The “Pine Tree Riot,” as it’s called, is often misattributed to a single event, when it arguably alludes to various acts of resistance. The first of these came in 1734, just five years after passage of the third and most restrictive White Pine Act. Deputies to the surveyor general, Colonel David Dunbar, were lodging in Exeter, New Hampshire, as they inspected local sawmills to ensure compliance with the ban. One night, they awoke to find their house surrounded by armed locals who broke in, pulled them from their beds, and beat them before running them out of town. When Dunbar heard of the attack, he traveled to Exeter himself and took his revenge on one of the town’s sawmills, seizing logs and destroying equipment. Workers at a neighboring sawmill responded in solidarity,  firing shots at Dunbar and his hired crew, forcing them to flee.

The events in Exeter offered a template for subsequent pine tree conflicts over the next four decades: violent, often armed, resistance to an official of the British Crown, followed by little, if any, response. But why would the British Empire, notorious for its harsh response to revolutionary ideas in its colonies, allow for clear violations of its authority go unpunished? The answer has to do with the conflicted nature of colonial politics and the importance of the white pine to every aspect of New England life.

In 1741, Benning Wentworth became the governor of New Hampshire, appointed by the king. A former merchant and member of the state assembly, Wentworth had been in the white pine business most of his life. His brother Mark sold mast wood to the Royal Navy. The governorship was a powerful position, but it’s a testament to the central place of pine logging in the New Hampshire economy that soon after his appointment, he bought the rights to another position as well: Surveyor General of the King’s Woods in America. By the 1750s, he was in charge not only of one state’s government but also of one of the leading industries in the entire region.

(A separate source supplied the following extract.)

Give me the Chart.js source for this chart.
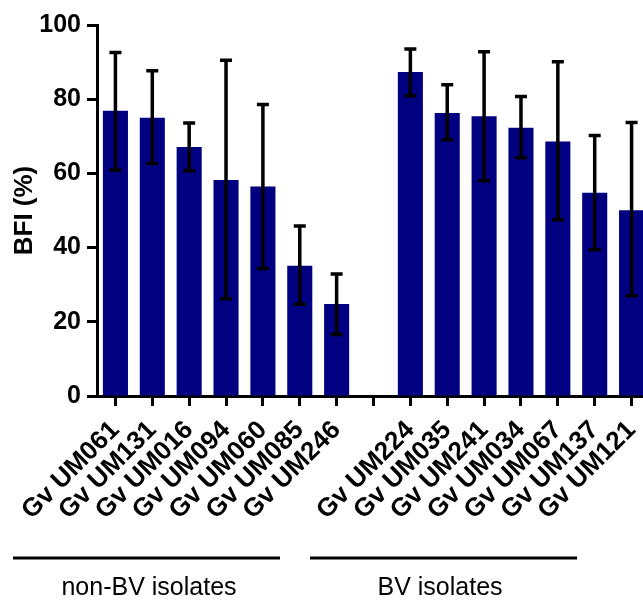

Unlike previous surveyors general, Wentworth took a pragmatic view of the conflict over the white pine. In his opinion, as long as enough mast trees made their way to London to keep the Crown happy, there was no reason to trouble the industry that had made him and others rich. He used his new dual power to enforce the White Pine Acts only as much as absolutely necessary while amassing influence by giving rewards like land grants and town charters to those who were loyal. Soon, the state house was firmly under his control. The requirements for holding a seat there included owning at least 300 pounds in “rateable estate,” or total property, most of which would have been in the form of land. Anyone who fit that description likely owed Wentworth, either directly for their land, which he distributed in land grants, or for his leniency in enforcing the pine cutting ban (or not, as the case may be) on any land they owned previously.

Wentworth, like all colonial leaders, had to navigate a tricky political problem. In name, he worked for the Kingdom of Great Britain, but on a day-to-day basis, and in most political matters, he answered to local powers. When those two forces came into conflict, he profited by giving the Crown only as much as he had to while funneling as much profit as possible, legal and otherwise, to his local allies.

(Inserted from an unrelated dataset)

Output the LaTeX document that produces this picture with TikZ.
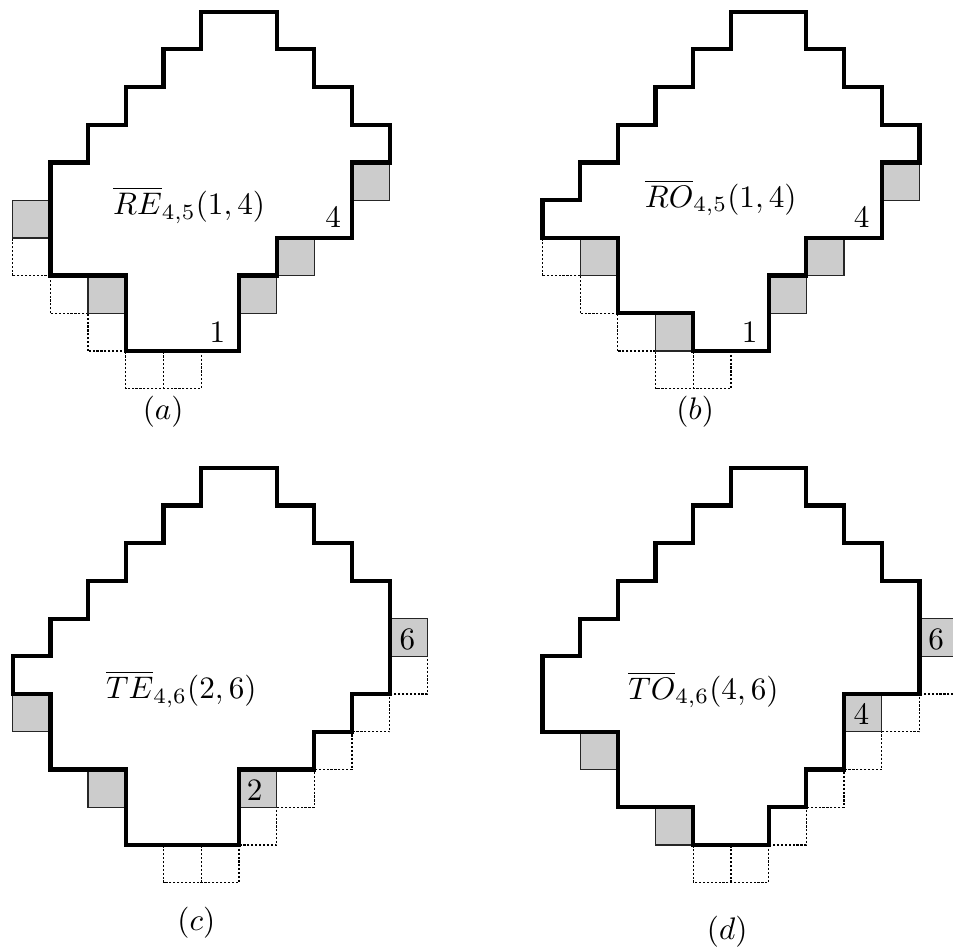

The second Pine Riot, and the first under Wentworth’s reign, took place in 1753, when a deputy surveyor inspected a sawmill in Middletown, Connecticut. The mill’s owner discovered the inspector and threw him into the mill pond. Wentworth was all for being lenient, but an assault on his deputy was a direct challenge to his authority. He asked Connecticut Governor Roger Walcott to arrest the mill owner. But Walcott’s political calculus was even more weighted toward the colonial side than Wentworth’s. After all, Connecticut elected its governors, where New Hampshire’s were appointed by the king, so Walcott saw no gain in taking the side of the wildly unpopular Pine Acts against a local merchant. He took every opportunity to delay the arrest, and the mill owner never went to trial.

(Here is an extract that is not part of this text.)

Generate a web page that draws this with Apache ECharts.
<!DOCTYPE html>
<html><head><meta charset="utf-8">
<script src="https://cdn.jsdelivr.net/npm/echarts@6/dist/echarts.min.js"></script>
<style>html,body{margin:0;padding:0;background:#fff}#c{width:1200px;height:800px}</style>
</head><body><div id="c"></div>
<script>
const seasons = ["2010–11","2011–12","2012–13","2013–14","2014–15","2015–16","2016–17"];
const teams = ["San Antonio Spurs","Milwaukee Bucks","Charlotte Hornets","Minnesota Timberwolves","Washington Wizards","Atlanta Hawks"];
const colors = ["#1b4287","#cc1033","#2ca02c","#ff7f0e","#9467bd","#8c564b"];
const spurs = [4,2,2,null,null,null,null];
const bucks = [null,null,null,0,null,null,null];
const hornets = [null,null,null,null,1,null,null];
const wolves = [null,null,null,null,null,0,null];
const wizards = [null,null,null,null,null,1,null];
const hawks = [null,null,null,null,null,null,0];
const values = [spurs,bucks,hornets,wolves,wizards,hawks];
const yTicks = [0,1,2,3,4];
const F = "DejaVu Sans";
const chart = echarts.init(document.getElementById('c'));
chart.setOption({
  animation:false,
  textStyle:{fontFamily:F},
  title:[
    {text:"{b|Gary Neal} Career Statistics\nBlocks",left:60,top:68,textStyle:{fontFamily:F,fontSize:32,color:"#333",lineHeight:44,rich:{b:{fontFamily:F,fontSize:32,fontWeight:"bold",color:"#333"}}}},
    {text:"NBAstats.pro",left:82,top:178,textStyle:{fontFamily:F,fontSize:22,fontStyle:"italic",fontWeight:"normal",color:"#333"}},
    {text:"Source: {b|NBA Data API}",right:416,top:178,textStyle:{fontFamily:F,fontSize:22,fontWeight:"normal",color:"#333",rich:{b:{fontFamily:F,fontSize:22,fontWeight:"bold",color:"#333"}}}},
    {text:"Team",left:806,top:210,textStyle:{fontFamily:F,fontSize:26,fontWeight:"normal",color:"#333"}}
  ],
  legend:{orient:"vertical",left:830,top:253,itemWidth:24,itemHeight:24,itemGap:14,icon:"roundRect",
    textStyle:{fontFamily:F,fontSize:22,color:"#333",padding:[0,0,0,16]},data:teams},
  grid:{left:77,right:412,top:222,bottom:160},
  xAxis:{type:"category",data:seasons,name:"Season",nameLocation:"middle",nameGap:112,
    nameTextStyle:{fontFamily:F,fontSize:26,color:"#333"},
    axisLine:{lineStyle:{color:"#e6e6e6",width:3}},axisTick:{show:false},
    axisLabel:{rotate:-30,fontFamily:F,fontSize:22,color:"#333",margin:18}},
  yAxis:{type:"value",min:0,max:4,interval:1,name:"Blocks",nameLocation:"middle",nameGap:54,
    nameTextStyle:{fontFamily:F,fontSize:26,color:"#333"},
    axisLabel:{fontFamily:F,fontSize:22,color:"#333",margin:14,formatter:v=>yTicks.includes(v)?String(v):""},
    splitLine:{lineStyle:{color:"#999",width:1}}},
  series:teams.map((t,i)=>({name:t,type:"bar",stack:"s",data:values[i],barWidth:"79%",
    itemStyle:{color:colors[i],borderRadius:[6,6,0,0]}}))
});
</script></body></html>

As the decades passed, enforcement of the Pine Acts became even more difficult, if it was attempted at all. Between 1763 and 1765, two more of Wentworth’s deputies, Elijah Lyman and Eleazar Burt, marked 363 logs and standing trees as the king’s property near Northampton, Massachusetts. Of those, only thirty-seven made their way to port; the others were quietly taken to sawmills and used to build houses, roofs, and other goods for colonists’ consumption.

During their inspections, Lyman and Burt were met with threats and obstruction. On one October day in 1765, Lyman discovered men hauling illegal pine logs and ordered them to stop. That night, a mob descended on him and Burt, pummeling them and holding them captive until dawn. This time, a few of the attackers were brought to trial, but the few guilty verdicts produced tiny fines, in one case just two pounds compared to the one hundred that had been set forth in the law for pine poaching.

The most famous Pine Riot was still to come. Benning Wentworth died in 1770, the longest-serving royal governor in any of the colonies. In 1772, as revolutionary fervor simmered, the new governor ordered the sheriff in Weare, New Hampshire, to arrest a group of men caught cutting pines. But residents of Weare had other ideas. About twenty of them attacked the sheriff and lashed him once for each fine he had attempted to levy. Whereas previous rioters were public about their actions, this time they tried to mask their faces with soot. Protestors at the famous Tea Party a year later likewise disguised themselves. Owing to that similarity, combined with the pine riot’s proximity in time to the outbreak of war, the Weare uprising is remembered as the singular Pine Tree Riot.

When the first shots of the revolution rang out in Lexington, Massachusetts, on April 19, 1775, colonists hastily sewed and patched together their own symbols and flags, many of them featuring not a tea bag, but a pine tree.

New England Jack Flag via Wikimedia Commons

The white pine endured as a powerful icon and made its way onto several state flags and seals. It’s no exaggeration to say that early American life, certainly in New England, was built on this species. Literal homes and towns, as well as political and power structures, were constructed from its wood. The white pine had been a symbol of alliance and peace, then a vital tool of imperial war, an economic powerhouse, and finally, the match that sparked a revolution.